Dans ce contexte, cet ouvrage constitue un recueil structuré des divers témoignages qu’un chercheur en administration publique peut informellement recevoir, des témoignages qui le guident dans sa démarche sans toutefois qu’il soit en mesure de les utiliser comme des matériaux scientifiquement valables. Jean Laliberté le reconnaît lui-même, il ne se préoccupe nullement des exigences de la science. Le lecteur ainsi ne trouvera aucune référence dans ce livre. Seules la crédibilité de l’auteur et sa capacité à présenter les éléments les plus significatifs pour rendre compte du fonctionnement de la fonction publique lui permettent d’énoncer les observations contenues dans Les fonctionnaires.

Dans une large mesure, Laliberté s’intéresse d’ailleurs essentiellement aux dysfonctionnements et aux effets pervers de la fonction publique. En comparant à de nombreuses reprises la fonction publique et l’entreprise privée, l’auteur met en évidence les défaillances et les situations nettement sous-optimales de l’allocation des ressources de l’État. Cet exercice de comparaison entre le public et le privé est commun en administration publique et a notamment été popularisé par des auteurs majeurs tels que Coase et Williamson. En appliquant cette grille d’analyse économique, l’auteur fait une description de la fonction publique, déshumanisante et absurde, qui emprunte à la fois à 1984 et à L’Archipel du goulag. Il excelle dans l’emploi de qualificatifs savoureux et dans la formulation de certaines phrases chocs (« (la bureaucratie( tend à dépouiller (les fonctionnaires( de leurs caractéristiques humaines telles que l’autonomie, l’imagination, l’enthousiasme et même l’estime de soi » (p. 74)).

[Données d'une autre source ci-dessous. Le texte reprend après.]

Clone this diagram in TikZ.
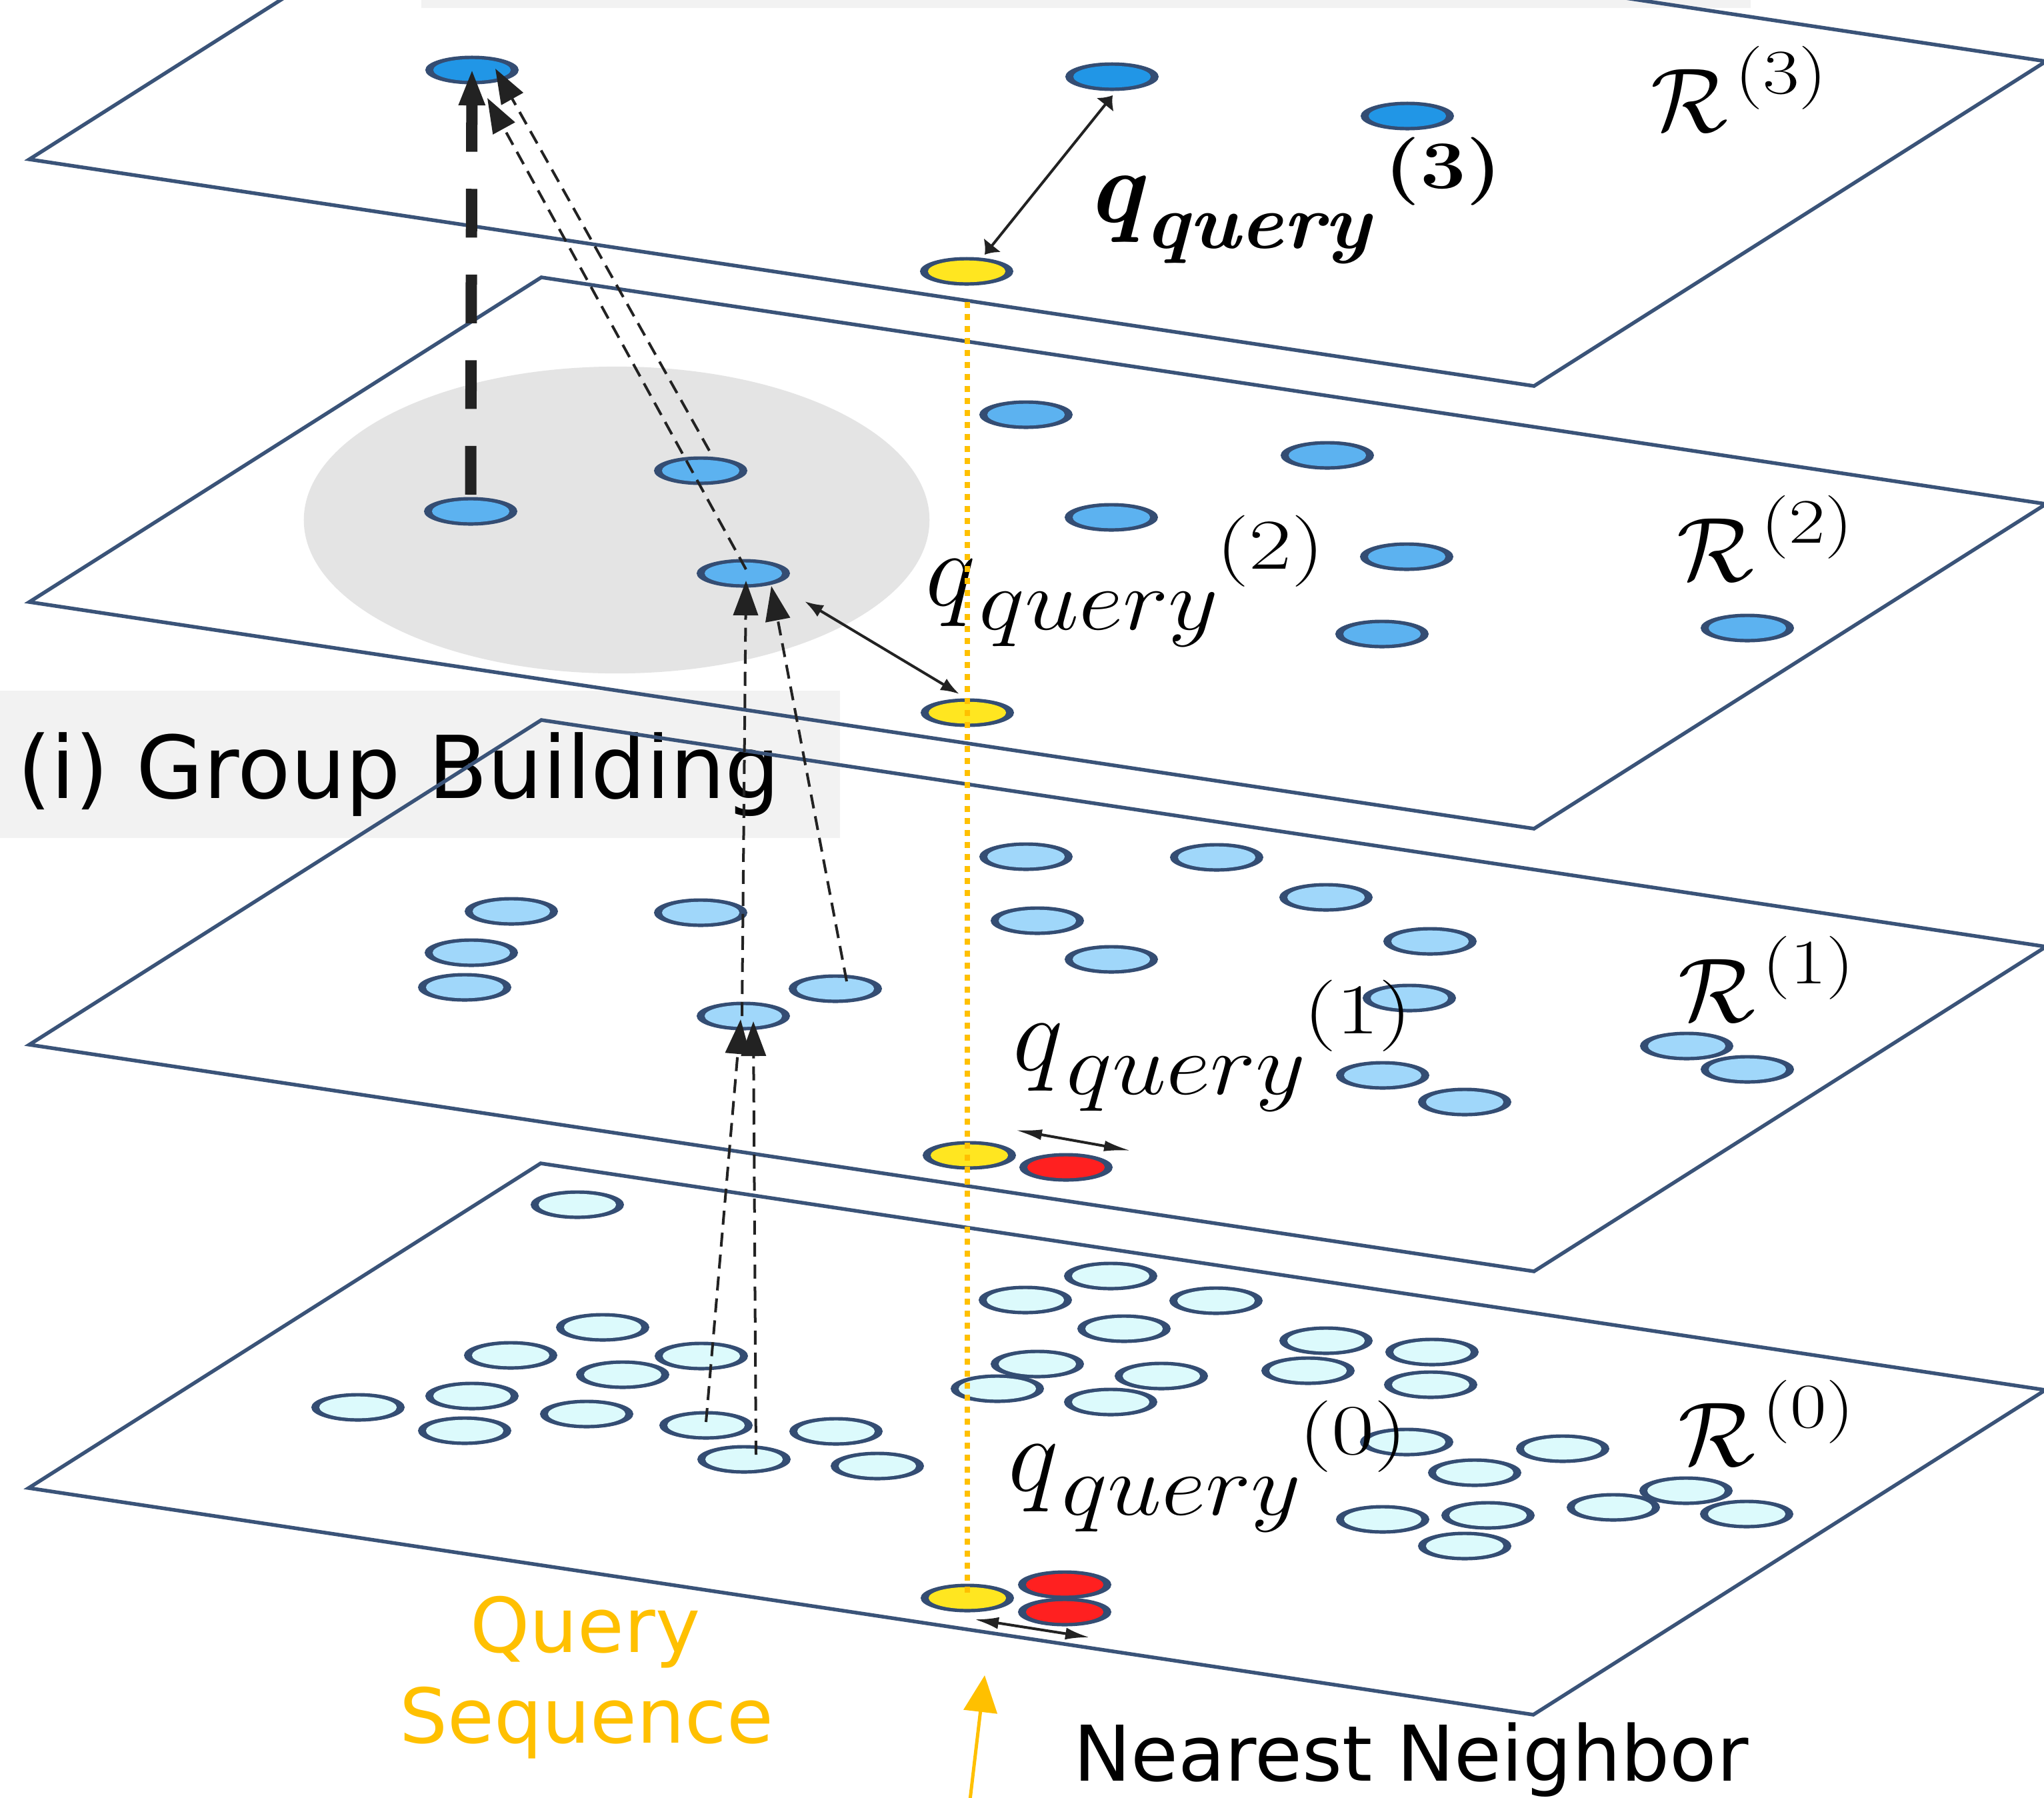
\RequirePackage{fix-cm}
\documentclass[tikz,border=0pt]{standalone}
\usepackage[no-math]{fontspec}
\newfontfamily\dejavu{DejaVu Sans}
\usetikzlibrary{shapes.geometric,arrows.meta,calc}
\definecolor{planecol}{RGB}{58,83,120}
\definecolor{dotline}{RGB}{52,77,115}
\definecolor{col3}{RGB}{33,150,230}
\definecolor{col2}{RGB}{92,178,240}
\definecolor{col1}{RGB}{160,215,250}
\definecolor{col0}{RGB}{220,250,252}
\definecolor{qyellow}{RGB}{255,230,32}
\definecolor{nnred}{RGB}{255,32,32}
\definecolor{amber}{RGB}{255,192,0}
\definecolor{arrcol}{RGB}{34,34,34}
\definecolor{boxgrey}{RGB}{242,242,242}
\definecolor{circgrey}{RGB}{228,228,228}
\newcommand{\qlab}[1]{\fontsize{45.6}{50}\selectfont$q$\kern1.5pt\raisebox{-10.5pt}{\scalebox{1.12}[1]{\fontsize{37}{40}\selectfont$query$}}\kern-1pt\raisebox{15.4pt}{\scalebox{1.3}[1]{\fontsize{30.5}{33}\selectfont$(#1)$}}}
\newcommand{\qlabb}[1]{\bfseries\itshape\fontsize{44}{48}\selectfont q\kern1.5pt\raisebox{-11.1pt}{\scalebox{1.06}[1]{\fontsize{33}{36}\selectfont query}}\kern6pt\raisebox{14.5pt}{\scalebox{1.2}[1]{\upshape\fontsize{29}{32}\selectfont (#1)}}}
\newcommand{\Rlab}[1]{\fontsize{38.8}{42}\selectfont$\mathcal{R}$\kern3pt\raisebox{16pt}{\scalebox{1.25}[1]{\fontsize{27}{30}\selectfont$(#1)$}}}
\tikzset{
  plane/.style={draw=planecol, line width=0.055cm, line join=miter},
  dotbase/.style={ellipse, fill=dotline, minimum width=1.40cm, minimum height=0.43cm, inner sep=0pt,
    path picture={\fill[#1] (path picture bounding box.center) ellipse [x radius=0.58cm, y radius=0.163cm];}},
  c0/.style={dotbase=col0},
  c1/.style={dotbase=col1},
  c2/.style={dotbase=col2},
  c3/.style={dotbase=col3},
  cy/.style={dotbase=qyellow},
  cr/.style={dotbase=nnred},
  thindash/.style={draw=arrcol, line width=0.04cm, dash pattern=on 0.21cm off 0.12cm, -{Triangle[length=0.52cm, width=0.37cm]}},
  thickdash/.style={draw=arrcol, line width=0.17cm, dash pattern=on 0.73cm off 0.555cm, -{Triangle[length=0.55cm, width=0.36cm]}},
  dbl/.style={draw=arrcol, line width=0.04cm, {Latex[#1]}-{Latex[#1]}},
  qdot/.style={draw=amber, line width=0.085cm, dash pattern=on 0.09cm off 0.09cm},
  orarrow/.style={draw=amber, line width=0.05cm, -{Triangle[length=0.55cm, width=0.5cm]}},
  lab/.style={anchor=base west, inner sep=0pt, outer sep=0pt},
}
\begin{document}
\begin{tikzpicture}[x=0.01cm, y=-0.01cm]
\useasboundingbox (0,0) rectangle (3066,2696);
\fill[white] (0,0) rectangle (3066,2696);
\begin{scope}
\clip (0,0) rectangle (3066,2696);
% grey bars
\fill[boxgrey] (632,0) rectangle (2626,12);
\fill[boxgrey] (0,1036) rectangle (1260,1257);
\node[lab, font=\dejavu\fontsize{37}{40}\selectfont] (gb) at (26,1197) {(i) Group Building};
% planes
\draw[plane] (811,1745) -- ++(2257,340) -- ++(-768,487) -- ++(-2257,-340) -- cycle;
\draw[plane] (812,1080) -- ++(2257,340) -- ++(-768,487) -- ++(-2257,-340) -- cycle;
\draw[plane] (812,416) -- ++(2257,340) -- ++(-768,487) -- ++(-2257,-340) -- cycle;
\draw[plane] (812,-248) -- ++(2257,340) -- ++(-768,487) -- ++(-2257,-340) -- cycle;
% grey group circle
\fill[circgrey] (925,780) ellipse [x radius=4.69cm, y radius=2.30cm];
% layer 3
\node[c3] (t3a) at (708,105) {};
\node[c3] (t3b) at (1668,115) {};
\node[c3] (t3c) at (2111,174) {};
\node[cy] (y3) at (1450,407) {};
% layer 2
\node[c2] (l2d) at (1539,622) {};
\node[c2] (l2e) at (1991,683) {};
\node[c2] (l2b) at (1051,706) {};
\node[c2] (l2a) at (706,767) {};
\node[c2] (l2f) at (1667,776) {};
\node[c2] (l2g) at (2110,835) {};
\node[c2] (l2c) at (1115,860) {};
\node[c2] (l2h) at (2621,942) {};
\node[c2] (l2i) at (2073,951) {};
\node[cy] (y2) at (1451,1069) {};
% layer 1
\foreach \px/\py [count=\i] in {1539/1285, 1825/1286, 1989/1346, 767/1367, 1051/1369, 1556/1381, 2145/1412, 707/1429, 1667/1439, 697/1481}
  \node[c1] (l1a\i) at (\px,\py) {};
\node[c1] (e1) at (1253,1483) {};
\node[c1] (l1b) at (2114,1497) {};
\node[c1] (g1) at (1115,1524) {};
\foreach \px/\py [count=\i] in {2530/1569, 2621/1604, 2074/1613, 2197/1653}
  \node[c1] (l1c\i) at (\px,\py) {};
\node[cy] (y1) at (1454,1733) {};
\node[cr] (r1) at (1599,1751) {};
% layer 0
\foreach \px/\py [count=\i] in {866/1807, 1666/1914, 1538/1950, 1824/1951, 904/1991, 1686/1993, 1989/2011, 2148/2028, 766/2033, 1052/2034, 1556/2046, 1962/2056, 934/2062, 1742/2064, 2146/2077, 1496/2083, 708/2094, 1666/2103, 537/2111, 880/2121}
  \node[c0] (l0a\i) at (\px,\py) {};
\node[c0] (d0a) at (1059,2138) {};
\foreach \px/\py [count=\i] in {697/2146, 1254/2147, 2110/2163, 2344/2173}
  \node[c0] (l0b\i) at (\px,\py) {};
\node[c0] (d0b) at (1116,2189) {};
\foreach \px/\py [count=\i] in {1316/2199, 2212/2209, 2529/2236, 2420/2261, 2232/2273, 2620/2271, 2074/2279, 2197/2319}
  \node[c0] (l0c\i) at (\px,\py) {};
\node[cy] (y0) at (1451,2397) {};
\node[cr] (r0a) at (1597,2377) {};
\node[cr] (r0b) at (1597,2418) {};
% labels
\node[lab] (q3) at (1630,333) {\qlabb{3}};
\node[lab] (q2) at (1388,908) {\qlab{2}};
\node[lab] (q1) at (1519,1605) {\qlab{1}};
\node[lab] (q0) at (1512,2236) {\qlab{0}};
\node[lab] (R3) at (2476,197) {\Rlab{3}};
\node[lab] (R2) at (2515,871) {\Rlab{2}};
\node[lab] (R1) at (2517,1532) {\Rlab{1}};
\node[lab] (R0) at (2517,2198) {\Rlab{0}};
% group-building arrows
\draw[thindash] ($(d0a)+(0,-5)$) -- ($(g1)+(-4,5)$);
\draw[thindash] ($(d0b)+(18,-7)$) -- ($(g1)+(15,8)$);
\draw[thindash] ($(g1)+(-2,0)$) -- ($(l2c)+(4,11)$);
\draw[thindash] ($(e1)+(17,-11)$) -- ($(l2c)+(42,19)$);
\draw[thindash] ($(l2b)+(13,-30)$) -- ($(t3a)+(35,-2)$);
\draw[thindash] ($(l2c)+(4,-6)$) -- ($(t3a)+(23,42)$);
\draw[thickdash] ($(l2a)+(0,-25)$) -- ($(t3a)+(0,-2)$);
% nearest-neighbour arrows
\draw[dbl={length=0.18cm, width=0.34cm}] ($(t3b)+(1,28)$) -- ($(y3)+(27,-25)$);
\draw[dbl={length=0.28cm, width=0.2cm}] ($(l2c)+(92,42)$) -- ($(y2)+(-12,-28)$);
\draw[dbl={length=0.4cm, width=0.16cm}] ($(y1)+(69,-38)$) -- ($(r1)+(97,-25)$);
\draw[dbl={length=0.36cm, width=0.18cm}] ($(y0)+(11,32)$) -- ($(r0b)+(37,38)$);
% query sequence line
\draw[qdot] ($(y3)+(1,46)$) -- (y0.center);
% bottom texts
\node[anchor=base, inner sep=0pt, text=amber, font=\dejavu\fontsize{32.3}{36}\selectfont] (qs1) at (878,2478) {Query};
\node[anchor=base, inner sep=0pt, text=amber, font=\dejavu\fontsize{32.3}{36}\selectfont] (qs2) at (880,2614) {Sequence};
\node[lab, font=\dejavu\fontsize{32.8}{36}\selectfont] (nn) at (1610,2671) {Nearest Neighbor};
\coordinate (nnS) at (1455,2700);
\coordinate (nnT) at (1477,2513);
\draw[orarrow] (nnS) -- (nnT);
\end{scope}
\end{tikzpicture}
\end{document}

Pour Laliberté, la nature mixte de la fonction publique, mi-politique mi-administrative, en fait « une organisation bancale » en raison des tensions contradictoires entre les objectifs des responsables politiques et des bureaucrates. Une des plus grandes limites de cet ouvrage est, compte tenu de ses objectifs, de ne proposer que peu de solutions pour remédier aux dysfonctionnements de la fonction publique. Pour Jean Laliberté, puisqu’il est impossible de remettre cette organisation à l’endroit, il faut faire en sorte qu’elle soit un moindre mal (p. 252) en procédant à un retrait généralisé de l’État. Il conçoit notamment la multiplication des partenariats public-privé comme une solution prometteuse sans malheureusement considérer de manière critique leurs travers, notamment en ce qui concerne la capacité de la fonction publique de gérer des contrats de plus en plus nombreux et complexes. L’auteur colporte ainsi une image de l’entreprise privée comme étant fondamentalement le modèle à suivre. Ses recommandations, peu nombreuses et parfois simplistes, nient la possibilité de mener des réformes administratives structurantes et considèrent diverses innovations en matière de gestion publique (la gestion par résultats et l’évaluation des politiques et des programmes) comme étant des activités vaines, au pis une perte de temps.

La lecture de cet ouvrage laisse également quelque peu perplexe quant à la posture de l’auteur envers son objet. Le choix d’écrire un essai ne permet pas de dissocier ce qui relève de ses perceptions personnelles de ce qui constitue des faits tangibles et prouvés. Par exemple, à l’instar de l’École des choix publics, l’auteur opte pour une conception de l’engagement comme ne pouvant qu’être individuel et instrumental. Cela suppose notamment que pour plaire à son patron et faire carrière, un individu doit oublier ses valeurs, ses idées, ses préférences (p. 163). Mais alors pourquoi, si la fonction publique est si pervertie, l’auteur ne souligne-t-il pas plus les raisons pour lesquelles, malgré tout, il a fait carrière dans ce milieu ? Comme tant d’autres, il a dû pourtant retirer une « grande satisfaction » à être engagé dans des stratégies politiques portant sur « des défis hors du commun » (p. 51). Après le côté sombre, à l’heure d’un désintérêt croissant des finissants universitaires pour les carrières de la fonction publique, il serait bon que Jean Laliberté ou d’autres anciens hauts fonctionnaires nous rappellent l’attrait principal de l’engagement dans les affaires publiques, à savoir contribuer à la réalisation de projets collectifs, et remettent dans le débat public l’utopie telle que la concevait Mannheim dans son ouvrage classique de 1929.